Production at scale — dedicated role per instance group
Each role gets dedicated instances (or an auto-scaling group): gateways behind a load balancer, an auto-scaling group of session hosts sized by session demand, a Metrics Engine instance, and the databases moved to managed PostgreSQL (RDS/Aurora). See AWS Deployment Patterns for the full topology ladder.

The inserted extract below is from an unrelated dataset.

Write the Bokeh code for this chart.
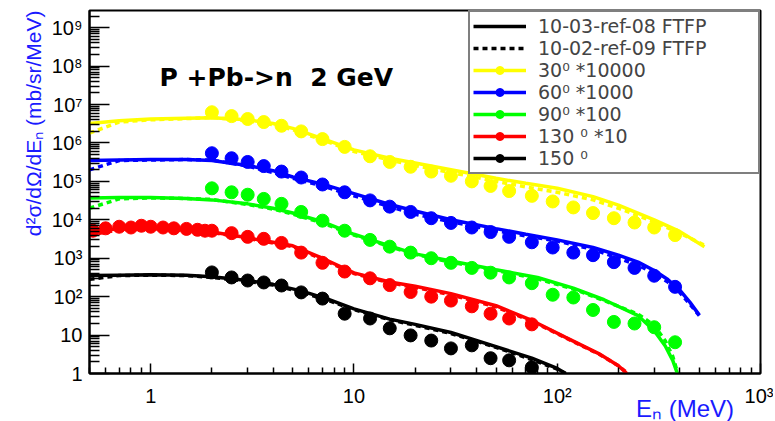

| Service | Stateless? | Scales with | Shared EC2 OK? | Dedicate an instance when… |
|---|---|---|---|---|
| Gateway | Yes (affinity cache only) | Connection count | PoC / small | You have more than one session host, or need the front door isolated from session load. |
| Session Host / Backend | No (active sessions) | Concurrent sessions | PoC / small | Always the first tier to scale out; add hosts as session demand grows. |
| Streamer | Per-session process | One per session | Runs on its session host | Never separated — it always lives on the host that runs its session. |
| Metrics Engine | No (owns metrics/activity DBs) | Node and session count | PoC / small | Telemetry volume grows, or you want Operations/Reports unaffected by session load. |
| Access Management | No (owns IAM DB) | Login/entitlement rate | Usually built into the gateway | Multiple gateways need one shared control plane, or org count is large. |
Whatever the topology, the message contracts between services are identical — a backend registers with the gateway the same way whether they share an instance or sit in different Availability Zones. Moving up the ladder is a configuration change, not a re-architecture.